73. La société Apex BP Solar a arrêté, avec les sociétés Vergnet et Total Energie, une répartition de leurs zones d'intervention respectives. Elle a confirmé cette volonté d'entente en convenant d'une répartition précise, avec la société Vergnet, des sites à électrifier dans le département du Gard, comme en atteste le compte rendu de la réunion du 13 juillet 1995, et a mis en œuvre cette répartition par le dépôt d'une offre en groupement avec la société Vergnet. Elle a, de plus, convenu d'une répartition globale des projets FACE avec la société Total Energie, comme en atteste ce même compte-rendu. Son chiffre d'affaires a été de 22 981 974 euros en 2002. En fonction des éléments généraux et individuels appréciés ci-dessus, il y a lieu de lui infliger une sanction pécuniaire de 48 000 euros.
74. La société Total Energie a arrêté avec les sociétés Vergnet et Apex une répartition de leurs zones d'intervention respectives. Elle a, de plus, convenu d'une répartition globale des projets FACE avec la société Apex comme en atteste le compte rendu de la réunion du 13 juillet 1995. Son chiffre d'affaires a été de 5 835 396 euros en 2002. En fonction des éléments généraux et individuels appréciés ci-dessus, il y a lieu de lui infliger une sanction pécuniaire de 12 000 euros.
75. Le Syndicat des Energies Renouvelables, dénommé Siprofer au moment des faits, a contribué de manière active à mettre en place l'entente et à protéger les intérêts commerciaux de ses membres fondateurs. Le montant total des cotisations, perçues en 2002, s'élève à 357 222 euros.
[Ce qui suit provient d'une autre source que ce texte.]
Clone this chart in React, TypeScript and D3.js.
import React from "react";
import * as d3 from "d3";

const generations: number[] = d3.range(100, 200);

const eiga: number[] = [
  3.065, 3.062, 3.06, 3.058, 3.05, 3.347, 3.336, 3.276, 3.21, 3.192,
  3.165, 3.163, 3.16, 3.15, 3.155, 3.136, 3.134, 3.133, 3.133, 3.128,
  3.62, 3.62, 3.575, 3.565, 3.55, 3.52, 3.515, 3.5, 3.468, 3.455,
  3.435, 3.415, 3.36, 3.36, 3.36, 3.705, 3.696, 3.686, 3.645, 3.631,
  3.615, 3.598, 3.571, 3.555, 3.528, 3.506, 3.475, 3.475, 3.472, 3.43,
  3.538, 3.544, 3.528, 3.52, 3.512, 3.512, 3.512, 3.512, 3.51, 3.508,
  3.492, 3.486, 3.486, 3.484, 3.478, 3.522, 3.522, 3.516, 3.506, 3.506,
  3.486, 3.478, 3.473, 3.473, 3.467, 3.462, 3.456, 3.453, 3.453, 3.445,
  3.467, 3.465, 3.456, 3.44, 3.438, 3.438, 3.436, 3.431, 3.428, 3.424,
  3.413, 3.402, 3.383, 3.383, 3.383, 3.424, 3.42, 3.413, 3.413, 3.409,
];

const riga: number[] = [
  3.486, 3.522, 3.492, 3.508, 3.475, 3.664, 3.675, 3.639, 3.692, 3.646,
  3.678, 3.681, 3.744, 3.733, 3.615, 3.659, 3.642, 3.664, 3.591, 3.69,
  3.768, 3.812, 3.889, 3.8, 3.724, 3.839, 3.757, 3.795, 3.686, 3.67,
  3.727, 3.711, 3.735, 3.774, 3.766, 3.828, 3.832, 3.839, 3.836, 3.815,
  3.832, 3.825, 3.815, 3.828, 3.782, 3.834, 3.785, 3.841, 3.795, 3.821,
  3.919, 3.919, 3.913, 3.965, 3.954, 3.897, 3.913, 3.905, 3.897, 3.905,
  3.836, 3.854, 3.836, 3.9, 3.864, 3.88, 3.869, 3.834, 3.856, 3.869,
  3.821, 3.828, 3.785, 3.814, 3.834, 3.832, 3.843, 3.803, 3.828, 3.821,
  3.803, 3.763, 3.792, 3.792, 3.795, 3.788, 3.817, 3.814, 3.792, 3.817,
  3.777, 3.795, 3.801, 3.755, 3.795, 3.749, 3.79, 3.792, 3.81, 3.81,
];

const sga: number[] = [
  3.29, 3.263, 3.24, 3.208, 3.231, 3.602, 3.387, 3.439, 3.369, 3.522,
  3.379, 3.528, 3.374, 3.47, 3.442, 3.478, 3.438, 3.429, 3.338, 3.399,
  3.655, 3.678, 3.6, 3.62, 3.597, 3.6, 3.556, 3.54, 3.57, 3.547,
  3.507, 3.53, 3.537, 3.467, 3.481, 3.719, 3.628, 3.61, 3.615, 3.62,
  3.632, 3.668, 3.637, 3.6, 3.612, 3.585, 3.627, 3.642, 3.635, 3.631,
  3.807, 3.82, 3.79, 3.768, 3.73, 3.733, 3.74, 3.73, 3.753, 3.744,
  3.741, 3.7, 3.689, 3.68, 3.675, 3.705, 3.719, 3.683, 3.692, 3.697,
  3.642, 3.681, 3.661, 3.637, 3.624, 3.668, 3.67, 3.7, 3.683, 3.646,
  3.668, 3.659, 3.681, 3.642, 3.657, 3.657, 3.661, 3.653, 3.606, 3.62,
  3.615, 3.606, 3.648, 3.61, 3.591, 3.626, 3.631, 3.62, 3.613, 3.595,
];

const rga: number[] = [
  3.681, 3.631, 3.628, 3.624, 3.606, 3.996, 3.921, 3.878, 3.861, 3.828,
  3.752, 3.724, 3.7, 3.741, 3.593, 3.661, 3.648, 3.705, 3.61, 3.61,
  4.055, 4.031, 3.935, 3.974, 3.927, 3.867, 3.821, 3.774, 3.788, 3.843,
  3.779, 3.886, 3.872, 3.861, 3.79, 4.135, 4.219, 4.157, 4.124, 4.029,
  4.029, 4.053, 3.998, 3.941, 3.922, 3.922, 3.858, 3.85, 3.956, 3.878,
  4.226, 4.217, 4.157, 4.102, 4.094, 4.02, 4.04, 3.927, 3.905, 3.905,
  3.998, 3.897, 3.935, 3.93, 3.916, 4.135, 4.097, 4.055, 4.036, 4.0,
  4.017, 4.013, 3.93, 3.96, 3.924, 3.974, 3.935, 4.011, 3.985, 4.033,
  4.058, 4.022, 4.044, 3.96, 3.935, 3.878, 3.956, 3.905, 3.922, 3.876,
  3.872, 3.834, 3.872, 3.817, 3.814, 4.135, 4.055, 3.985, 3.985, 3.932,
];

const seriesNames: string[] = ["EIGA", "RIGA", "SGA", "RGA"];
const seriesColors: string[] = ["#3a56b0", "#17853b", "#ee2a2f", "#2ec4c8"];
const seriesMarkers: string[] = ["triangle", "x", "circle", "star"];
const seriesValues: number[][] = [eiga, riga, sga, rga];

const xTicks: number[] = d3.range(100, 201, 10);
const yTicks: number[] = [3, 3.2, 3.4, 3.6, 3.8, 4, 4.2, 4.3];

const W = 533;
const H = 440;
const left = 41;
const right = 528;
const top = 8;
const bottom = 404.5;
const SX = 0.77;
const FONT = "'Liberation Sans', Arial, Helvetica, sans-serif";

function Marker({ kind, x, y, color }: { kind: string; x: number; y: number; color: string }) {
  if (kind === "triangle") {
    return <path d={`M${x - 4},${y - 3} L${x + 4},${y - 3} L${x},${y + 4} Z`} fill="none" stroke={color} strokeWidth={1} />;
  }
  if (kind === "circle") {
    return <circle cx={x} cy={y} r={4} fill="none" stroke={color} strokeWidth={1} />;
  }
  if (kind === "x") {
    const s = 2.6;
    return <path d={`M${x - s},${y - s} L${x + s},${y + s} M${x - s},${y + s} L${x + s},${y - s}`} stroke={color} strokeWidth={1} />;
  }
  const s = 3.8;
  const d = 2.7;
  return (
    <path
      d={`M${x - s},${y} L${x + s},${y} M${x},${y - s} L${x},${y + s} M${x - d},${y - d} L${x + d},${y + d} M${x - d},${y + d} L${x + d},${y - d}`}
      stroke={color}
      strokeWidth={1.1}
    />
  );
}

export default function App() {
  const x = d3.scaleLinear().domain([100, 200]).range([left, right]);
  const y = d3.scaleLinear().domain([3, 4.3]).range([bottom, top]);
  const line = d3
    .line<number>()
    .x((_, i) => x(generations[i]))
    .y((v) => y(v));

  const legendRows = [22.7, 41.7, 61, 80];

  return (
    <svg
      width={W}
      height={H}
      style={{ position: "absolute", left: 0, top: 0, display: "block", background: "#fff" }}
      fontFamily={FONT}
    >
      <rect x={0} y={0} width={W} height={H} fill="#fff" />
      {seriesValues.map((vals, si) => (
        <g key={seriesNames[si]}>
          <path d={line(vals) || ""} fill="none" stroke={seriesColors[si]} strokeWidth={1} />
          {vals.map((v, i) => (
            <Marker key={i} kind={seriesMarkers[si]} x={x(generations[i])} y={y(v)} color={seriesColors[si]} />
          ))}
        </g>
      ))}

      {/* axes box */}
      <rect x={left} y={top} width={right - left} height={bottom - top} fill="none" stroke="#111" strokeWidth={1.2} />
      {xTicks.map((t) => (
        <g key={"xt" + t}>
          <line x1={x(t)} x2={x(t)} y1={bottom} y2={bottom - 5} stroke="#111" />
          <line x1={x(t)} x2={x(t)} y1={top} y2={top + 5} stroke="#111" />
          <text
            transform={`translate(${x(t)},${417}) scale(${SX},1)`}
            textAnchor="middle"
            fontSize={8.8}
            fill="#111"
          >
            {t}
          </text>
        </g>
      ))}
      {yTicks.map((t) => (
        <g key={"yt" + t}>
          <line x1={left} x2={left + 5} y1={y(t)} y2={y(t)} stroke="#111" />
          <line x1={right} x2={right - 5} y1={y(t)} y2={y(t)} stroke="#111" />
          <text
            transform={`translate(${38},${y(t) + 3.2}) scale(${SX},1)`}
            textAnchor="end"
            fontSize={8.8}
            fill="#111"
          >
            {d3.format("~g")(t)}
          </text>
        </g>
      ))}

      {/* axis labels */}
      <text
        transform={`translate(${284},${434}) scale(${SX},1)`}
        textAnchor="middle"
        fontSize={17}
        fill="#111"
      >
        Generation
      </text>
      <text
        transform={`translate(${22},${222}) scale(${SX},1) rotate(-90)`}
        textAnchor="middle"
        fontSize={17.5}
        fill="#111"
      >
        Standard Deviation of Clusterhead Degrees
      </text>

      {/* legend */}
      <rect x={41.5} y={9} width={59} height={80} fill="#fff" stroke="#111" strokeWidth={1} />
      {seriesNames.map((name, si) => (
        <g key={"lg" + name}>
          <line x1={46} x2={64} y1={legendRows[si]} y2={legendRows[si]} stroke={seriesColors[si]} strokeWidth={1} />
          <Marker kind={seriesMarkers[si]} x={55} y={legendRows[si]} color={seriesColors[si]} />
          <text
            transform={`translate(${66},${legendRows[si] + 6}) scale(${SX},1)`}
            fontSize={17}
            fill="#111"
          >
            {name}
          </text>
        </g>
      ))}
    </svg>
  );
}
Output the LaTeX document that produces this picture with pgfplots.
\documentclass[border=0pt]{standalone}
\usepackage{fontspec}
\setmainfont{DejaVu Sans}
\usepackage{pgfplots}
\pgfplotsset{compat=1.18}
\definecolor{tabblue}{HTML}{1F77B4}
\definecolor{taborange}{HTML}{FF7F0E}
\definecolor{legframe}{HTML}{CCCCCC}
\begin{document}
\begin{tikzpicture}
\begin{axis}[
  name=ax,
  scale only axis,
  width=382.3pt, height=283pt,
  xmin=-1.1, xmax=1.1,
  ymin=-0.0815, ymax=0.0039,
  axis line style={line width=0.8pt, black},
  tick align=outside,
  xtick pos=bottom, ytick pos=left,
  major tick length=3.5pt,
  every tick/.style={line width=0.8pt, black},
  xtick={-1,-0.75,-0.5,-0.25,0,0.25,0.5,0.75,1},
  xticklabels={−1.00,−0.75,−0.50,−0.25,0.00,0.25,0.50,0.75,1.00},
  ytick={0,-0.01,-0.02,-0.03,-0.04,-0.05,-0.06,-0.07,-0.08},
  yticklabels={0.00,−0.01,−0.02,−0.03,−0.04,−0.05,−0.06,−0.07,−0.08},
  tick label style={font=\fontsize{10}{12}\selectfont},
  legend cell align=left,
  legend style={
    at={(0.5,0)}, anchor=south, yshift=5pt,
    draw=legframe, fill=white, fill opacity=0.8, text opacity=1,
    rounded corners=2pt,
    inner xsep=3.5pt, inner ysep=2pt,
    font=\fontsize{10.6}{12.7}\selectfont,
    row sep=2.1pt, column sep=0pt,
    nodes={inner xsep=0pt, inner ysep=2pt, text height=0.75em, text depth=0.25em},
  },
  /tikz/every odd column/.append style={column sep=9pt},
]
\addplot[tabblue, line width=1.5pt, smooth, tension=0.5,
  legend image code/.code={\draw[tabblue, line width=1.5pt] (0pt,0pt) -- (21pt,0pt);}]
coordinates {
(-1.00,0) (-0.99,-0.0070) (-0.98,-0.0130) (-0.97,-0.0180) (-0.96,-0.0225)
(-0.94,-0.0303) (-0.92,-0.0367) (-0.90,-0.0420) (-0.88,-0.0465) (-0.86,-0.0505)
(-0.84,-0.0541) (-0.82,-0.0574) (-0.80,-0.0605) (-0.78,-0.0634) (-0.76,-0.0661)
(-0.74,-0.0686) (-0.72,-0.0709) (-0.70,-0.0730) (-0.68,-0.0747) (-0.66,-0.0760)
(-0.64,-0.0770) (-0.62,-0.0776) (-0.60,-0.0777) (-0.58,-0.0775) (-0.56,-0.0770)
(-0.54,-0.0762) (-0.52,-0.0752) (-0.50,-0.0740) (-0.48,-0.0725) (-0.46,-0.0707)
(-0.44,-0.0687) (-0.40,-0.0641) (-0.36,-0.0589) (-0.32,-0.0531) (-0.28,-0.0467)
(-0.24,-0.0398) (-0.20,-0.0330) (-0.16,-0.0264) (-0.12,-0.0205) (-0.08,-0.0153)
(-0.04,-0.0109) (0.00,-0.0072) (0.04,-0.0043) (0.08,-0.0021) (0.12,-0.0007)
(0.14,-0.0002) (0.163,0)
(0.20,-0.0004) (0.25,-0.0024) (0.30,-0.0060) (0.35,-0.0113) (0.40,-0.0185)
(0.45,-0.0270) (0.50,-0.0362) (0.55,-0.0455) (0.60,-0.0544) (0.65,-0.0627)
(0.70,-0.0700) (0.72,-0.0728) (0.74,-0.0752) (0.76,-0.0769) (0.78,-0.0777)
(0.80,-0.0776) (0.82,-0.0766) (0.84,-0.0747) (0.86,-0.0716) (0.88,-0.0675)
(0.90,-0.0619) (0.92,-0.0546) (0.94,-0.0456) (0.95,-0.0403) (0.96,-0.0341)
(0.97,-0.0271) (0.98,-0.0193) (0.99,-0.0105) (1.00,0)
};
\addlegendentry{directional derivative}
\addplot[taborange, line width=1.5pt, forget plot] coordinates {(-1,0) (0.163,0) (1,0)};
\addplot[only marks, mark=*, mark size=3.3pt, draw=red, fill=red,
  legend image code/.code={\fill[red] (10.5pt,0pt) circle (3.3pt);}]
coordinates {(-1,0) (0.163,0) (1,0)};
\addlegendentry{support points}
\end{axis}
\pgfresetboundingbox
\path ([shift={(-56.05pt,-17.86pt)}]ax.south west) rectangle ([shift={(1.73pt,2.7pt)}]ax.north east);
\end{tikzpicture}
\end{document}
En fonction des éléments généraux et individuels appréciés ci-dessus, il y a lieu de lui infliger une sanction pécuniaire de 4 000 euros.
Décision
Article 1er: Il n'est pas établi que le Syndicat des Energies Renouvelables ait enfreint les dispositions de l'article L. 420-l du Code de commerce en refusant l'adhésion de la société ENE.
Article 2: Il n'est pas établi que l'offre déposée par la société Total Energie, dans le cadre de l'appel d'offres organisé par le département du Gard pour l'électrification de sites isolés, constitue une offre de couverture prohibée par les dispositions de l'article L. 420-1 du Code de commerce.
Article 3: Il est établi que les sociétés Apex BP Solar, Vergnet et Total Energie ainsi que le Syndicat des Energies Renouvelables ont enfreint les dispositions de l'article L. 420-l du Code de commerce pour ce qui concerne le grief d'entente qui leur a été notifié, hormis la présentation par le GIE Total Energie d'une offre de couverture sur le marché des sites isolés du département du Gard.
Article 4: Sont infligées les sanctions pécuniaires suivantes:
- 48 000 euros à la société Apex BP Solar;
- 4 000 euros à la société Vergnet;
- 12 000 euros à la sociétéTotal Energie;
- 4 000 euros au Syndicat des Energies Renouvelables.